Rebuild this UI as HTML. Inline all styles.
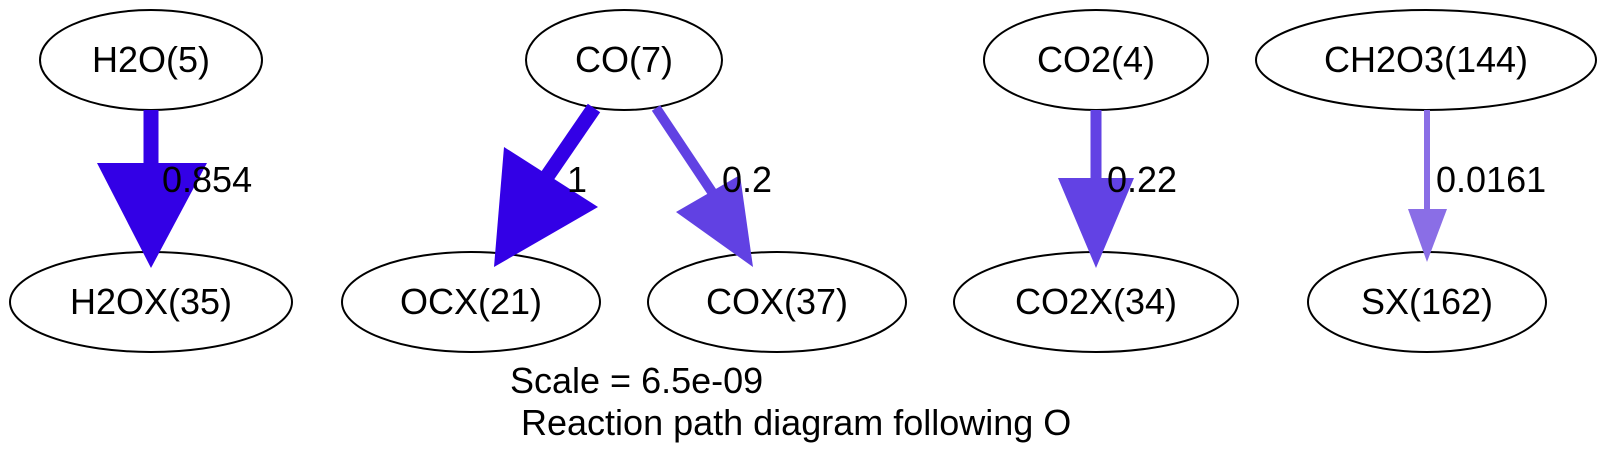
<!DOCTYPE html>
<html><head><meta charset="utf-8"><style>html,body{margin:0;padding:0;background:#fff}svg{display:block}</style></head>
<body>
<svg width="1608" height="469" viewBox="0 0 1608 469" xmlns="http://www.w3.org/2000/svg" font-family="Liberation Sans, sans-serif" font-size="36">
<g fill="none" stroke="#000" stroke-width="2">
<ellipse cx="151" cy="60" rx="111" ry="50"/>
<ellipse cx="151" cy="302" rx="141" ry="50"/>
<ellipse cx="624" cy="60" rx="98" ry="50"/>
<ellipse cx="471" cy="302" rx="129" ry="50"/>
<ellipse cx="777" cy="302" rx="129" ry="50"/>
<ellipse cx="1096" cy="60" rx="112" ry="50"/>
<ellipse cx="1096" cy="302" rx="142" ry="50"/>
<ellipse cx="1426" cy="60" rx="170" ry="50"/>
<ellipse cx="1427" cy="302" rx="119" ry="50"/>
</g>
<!-- edges -->
<line x1="151" y1="110" x2="151" y2="170" stroke="#3300e6" stroke-width="15"/>
<polygon points="97,163 207,163 151,268" fill="#3300e6"/>
<line x1="594" y1="108" x2="546" y2="178" stroke="#3300e6" stroke-width="15"/>
<polygon points="504,147 598,207 494,267" fill="#3300e6"/>
<line x1="656" y1="108" x2="712" y2="192" stroke="#6141e3" stroke-width="10"/>
<polygon points="676,212 740,175 753,267" fill="#6141e3"/>
<line x1="1096" y1="110" x2="1096" y2="185" stroke="#6242e4" stroke-width="11"/>
<polygon points="1058,178 1134,178 1096,268" fill="#6242e4"/>
<line x1="1427" y1="110" x2="1427" y2="212" stroke="#8a6ee6" stroke-width="6"/>
<polygon points="1408,209 1447,209 1427,262" fill="#8a6ee6"/>
<g text-anchor="middle">
<text x="151" y="72">H2O(5)</text>
<text x="151" y="314">H2OX(35)</text>
<text x="624" y="72">CO(7)</text>
<text x="471" y="314">OCX(21)</text>
<text x="777" y="314">COX(37)</text>
<text x="1096" y="72">CO2(4)</text>
<text x="1096" y="314">CO2X(34)</text>
<text x="1426" y="72">CH2O3(144)</text>
<text x="1427" y="314">SX(162)</text>
</g>
<text x="162" y="192">0.854</text>
<text x="567" y="192">1</text>
<text x="722" y="192">0.2</text>
<text x="1107" y="192">0.22</text>
<text x="1436" y="192">0.0161</text>
<text x="510" y="393">Scale = 6.5e-09</text>
<text x="521" y="435">Reaction path diagram following O</text>
</svg>
</body></html>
────────────────────
WHAT IS NEEDED
Reproduce each line exactly as it appears, omitting the pictures.

EXPECTED OUTPUT
Rebuild this UI as HTML. Inline all styles.
<!DOCTYPE html>
<html><head><meta charset="utf-8"><style>html,body{margin:0;padding:0;background:#fff}svg{display:block}</style></head>
<body>
<svg width="1608" height="469" viewBox="0 0 1608 469" xmlns="http://www.w3.org/2000/svg" font-family="Liberation Sans, sans-serif" font-size="36">
<g fill="none" stroke="#000" stroke-width="2">
<ellipse cx="151" cy="60" rx="111" ry="50"/>
<ellipse cx="151" cy="302" rx="141" ry="50"/>
<ellipse cx="624" cy="60" rx="98" ry="50"/>
<ellipse cx="471" cy="302" rx="129" ry="50"/>
<ellipse cx="777" cy="302" rx="129" ry="50"/>
<ellipse cx="1096" cy="60" rx="112" ry="50"/>
<ellipse cx="1096" cy="302" rx="142" ry="50"/>
<ellipse cx="1426" cy="60" rx="170" ry="50"/>
<ellipse cx="1427" cy="302" rx="119" ry="50"/>
</g>
<!-- edges -->
<line x1="151" y1="110" x2="151" y2="170" stroke="#3300e6" stroke-width="15"/>
<polygon points="97,163 207,163 151,268" fill="#3300e6"/>
<line x1="594" y1="108" x2="546" y2="178" stroke="#3300e6" stroke-width="15"/>
<polygon points="504,147 598,207 494,267" fill="#3300e6"/>
<line x1="656" y1="108" x2="712" y2="192" stroke="#6141e3" stroke-width="10"/>
<polygon points="676,212 740,175 753,267" fill="#6141e3"/>
<line x1="1096" y1="110" x2="1096" y2="185" stroke="#6242e4" stroke-width="11"/>
<polygon points="1058,178 1134,178 1096,268" fill="#6242e4"/>
<line x1="1427" y1="110" x2="1427" y2="212" stroke="#8a6ee6" stroke-width="6"/>
<polygon points="1408,209 1447,209 1427,262" fill="#8a6ee6"/>
<g text-anchor="middle">
<text x="151" y="72">H2O(5)</text>
<text x="151" y="314">H2OX(35)</text>
<text x="624" y="72">CO(7)</text>
<text x="471" y="314">OCX(21)</text>
<text x="777" y="314">COX(37)</text>
<text x="1096" y="72">CO2(4)</text>
<text x="1096" y="314">CO2X(34)</text>
<text x="1426" y="72">CH2O3(144)</text>
<text x="1427" y="314">SX(162)</text>
</g>
<text x="162" y="192">0.854</text>
<text x="567" y="192">1</text>
<text x="722" y="192">0.2</text>
<text x="1107" y="192">0.22</text>
<text x="1436" y="192">0.0161</text>
<text x="510" y="393">Scale = 6.5e-09</text>
<text x="521" y="435">Reaction path diagram following O</text>
</svg>
</body></html>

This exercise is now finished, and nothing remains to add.